The FCA says Deutsche Bank exposed the U.K. financial system to the financial crime risks by failing to properly oversee the formation of new customer relationships and the booking of global business in the country. Because of inadequate controls framework, customers used Deutsche Bank to transfer approximately $10 billion of unknown origin from Russia to offshore bank accounts in a manner typically used for financial crime.
“The size of the fine reflects the seriousness of Deutsche Bank’s failings,” said Mark Steward, director of enforcement and market oversight at the FCA. “We have repeatedly told firms how to comply with our AML requirements and the failings of Deutsche Bank are simply unacceptable. Other firms should take notice of today’s fine and look again at their own AML procedures to ensure they do not face similar action.”
The FCA found “significant deficiencies” throughout Deutsche Bank’s AML control framework. The FCA specifically found that Deutsche Bank’s Corporate Banking and Securities division in the U.K. failed to perform adequate customer due diligence and had an inadequate I.T. infrastructure for AML efforts, among other faults.
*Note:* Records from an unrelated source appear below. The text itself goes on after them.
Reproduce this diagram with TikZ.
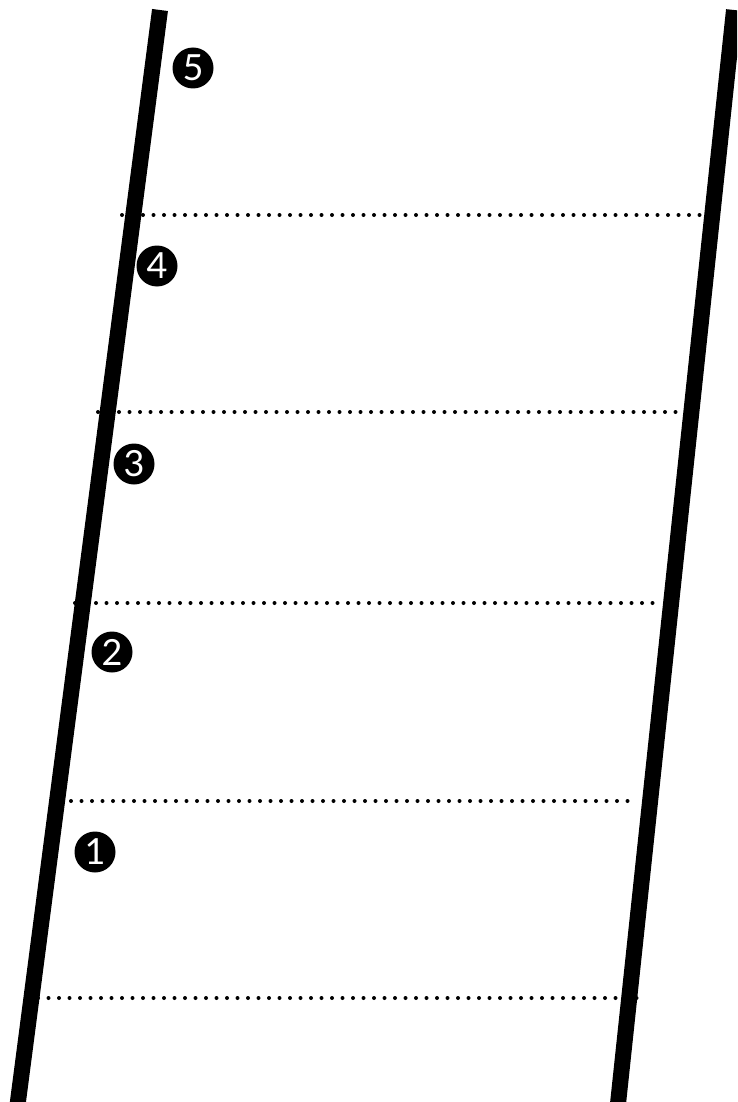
\documentclass[tikz,border=0pt]{standalone}
\usepackage{fontspec}
\newfontfamily\numfont{Lato}
\begin{document}
\begin{tikzpicture}[x=1pt,y=-1pt,
  rail/.style={line width=16pt,line cap=butt},
  rung/.style={line width=4pt,line cap=round,dash pattern=on 0pt off 10.5pt},
  badge/.style={circle,fill=black,text=white,minimum size=41pt,inner sep=0pt,font=\numfont\fontsize{36}{36}\selectfont}]
\useasboundingbox (0,0) rectangle (737,1102);
\clip (0,0) rectangle (737,1102);
% rungs
\coordinate (r1a) at (122,215); \coordinate (r1b) at (708,215);
\coordinate (r2a) at (98,412);  \coordinate (r2b) at (688,412);
\coordinate (r3a) at (75,603);  \coordinate (r3b) at (655,603);
\coordinate (r4a) at (71,801);  \coordinate (r4b) at (632,801);
\coordinate (r5a) at (38,998);  \coordinate (r5b) at (638,998);
\draw[rung] (r1a) -- (r1b);
\draw[rung] (r2a) -- (r2b);
\draw[rung] (r3a) -- (r3b);
\draw[rung] (r4a) -- (r4b);
\draw[rung] (r5a) -- (r5b);
% rails
\coordinate (lt) at (160,10); \coordinate (lb) at (14,1132);
\coordinate (rt) at (734,10); \coordinate (rb) at (615,1132);
\draw[rail] (lt) -- (lb);
\draw[rail] (rt) -- (rb);
% badges
\node[badge] (n5) at (193,68) {5};
\node[badge] (n4) at (157,266) {4};
\node[badge] (n3) at (134,464) {3};
\node[badge] (n2) at (112,652) {2};
\node[badge] (n1) at (95,852) {1};
\end{tikzpicture}
\end{document}
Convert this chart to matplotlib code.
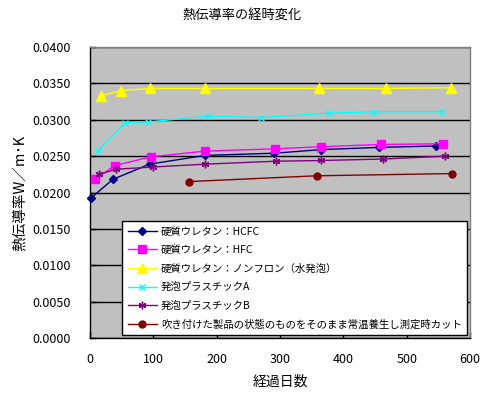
import matplotlib
matplotlib.use("Agg")
import matplotlib.pyplot as plt
from matplotlib.ticker import MultipleLocator, FormatStrFormatter

plt.rcParams['font.family'] = ['Noto Sans CJK JP', 'DejaVu Sans']

title = "熱伝導率の経時変化"
xlabel = "経過日数"
ylabel = "熱伝導率W／m･K"

labels = [
    "硬質ウレタン：HCFC",
    "硬質ウレタン：HFC",
    "硬質ウレタン：ノンフロン（水発泡）",
    "発泡プラスチックA",
    "発泡プラスチックB",
    "吹き付けた製品の状態のものをそのまま常温養生し測定時カット",
]

hcfc_x = [1, 36, 94, 182, 291, 365, 457, 547]
hcfc_y = [0.0192, 0.0218, 0.0239, 0.0251, 0.0254, 0.0259, 0.0262, 0.0264]

hfc_x = [8, 39, 96, 182, 292, 365, 459, 557]
hfc_y = [0.0218, 0.0237, 0.0249, 0.0257, 0.0260, 0.0263, 0.0266, 0.0267]

non_x = [17, 49, 94, 182, 361, 468, 570]
non_y = [0.0333, 0.0340, 0.0343, 0.0343, 0.0343, 0.0343, 0.0344]

pa_x = [12, 56, 92, 186, 270, 378, 449, 555]
pa_y = [0.0257, 0.0296, 0.0297, 0.0305, 0.0303, 0.0309, 0.0311, 0.0311]

pb_x = [15, 41, 99, 182, 293, 365, 463, 561]
pb_y = [0.0225, 0.0232, 0.0235, 0.0239, 0.0243, 0.0244, 0.0246, 0.0250]

sp_x = [156, 358, 571]
sp_y = [0.0215, 0.0223, 0.0226]

fig = plt.figure(figsize=(4.87, 3.95), dpi=100)
ax = fig.add_axes([0.1848, 0.1443, 0.7803, 0.7367])
ax.set_facecolor('#C0C0C0')

series = [
    (hcfc_x, hcfc_y, '#000080', 'D', 4.5),
    (hfc_x, hfc_y, '#FF00FF', 's', 5.5),
    (non_x, non_y, '#FFFF00', '^', 6.5),
    (pa_x, pa_y, '#00FFFF', 'x', 5.0),
    (pb_x, pb_y, '#800080', (6, 2, 0), 5.5),
    (sp_x, sp_y, '#800000', 'o', 5.0),
]
for (xs, ys, c, m, ms), lab in zip(series, labels):
    ax.plot(xs, ys, color=c, marker=m, markersize=ms, lw=1.0,
            markeredgecolor=c, markerfacecolor=c, markeredgewidth=1.0,
            label=lab, zorder=3, clip_on=False)

ax.set_xlim(0, 600)
ax.set_ylim(0, 0.04)
ax.yaxis.set_major_locator(MultipleLocator(0.005))
ax.yaxis.set_major_formatter(FormatStrFormatter('%.4f'))
ax.xaxis.set_major_locator(MultipleLocator(100))
ax.grid(axis='y', color='black', lw=1.0, zorder=1)
ax.set_axisbelow(True)

for s in ['top', 'right']:
    ax.spines[s].set_color('#808080')
    ax.spines[s].set_linewidth(1.0)
for s in ['left', 'bottom']:
    ax.spines[s].set_color('black')
    ax.spines[s].set_linewidth(1.0)

ax.tick_params(axis='both', direction='in', length=4, width=1, labelsize=9)
ax.tick_params(axis='x', pad=11)
ax.tick_params(axis='y', pad=14)

fig.text(0.497, 0.962, title, fontsize=9.5, ha='center', va='center')
ax.set_xlabel(xlabel, fontsize=10, labelpad=6)
ax.set_ylabel(ylabel, fontsize=10.5, labelpad=4)

leg = ax.legend(loc='lower right', bbox_to_anchor=(0.992, 0.01), fontsize=7.5,
                frameon=True, fancybox=False, framealpha=1, edgecolor='black',
                labelspacing=0.82, handlelength=2.8, handletextpad=0.4,
                borderpad=0.5, borderaxespad=0)
leg.get_frame().set_linewidth(1.0)
leg.set_zorder(5)

fig.savefig('out.png', dpi=100, facecolor='white')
The failings allowed the front office of Deutsche Bank’s Russia-based subsidiary to execute more than 2,400 pairs of trades that mirrored each other between April 2012 and October 2014, according to the FCA And a further $3.8 billion in suspicious “one-sided trades” also occurred. Deutsche Bank breached Principle 3 (taking reasonable steps to organize its affairs responsibly and effectively, with adequate risk management systems) of the FCA’s Principles for Businesses as well as Senior Management Arrangements, Systems and Controls rules 6.1.1 R and 6.3.1 R., the regulator noted
Deutsche Bank agreed to settle at an early stage of the FCA’s investigation and therefore qualified for a 30 percent discount on its penalty. This discount does not apply to the £9.1 million (US$11.4 million) in commissions that Deutsche Bank generated from the suspicious trading. Deutsche Bank was “exceptionally co-operative” with the FCA during the investigation and has committed significant resources to a large scale remediation program to correct the deficiencies in its AML control framework and customer files, authorities said.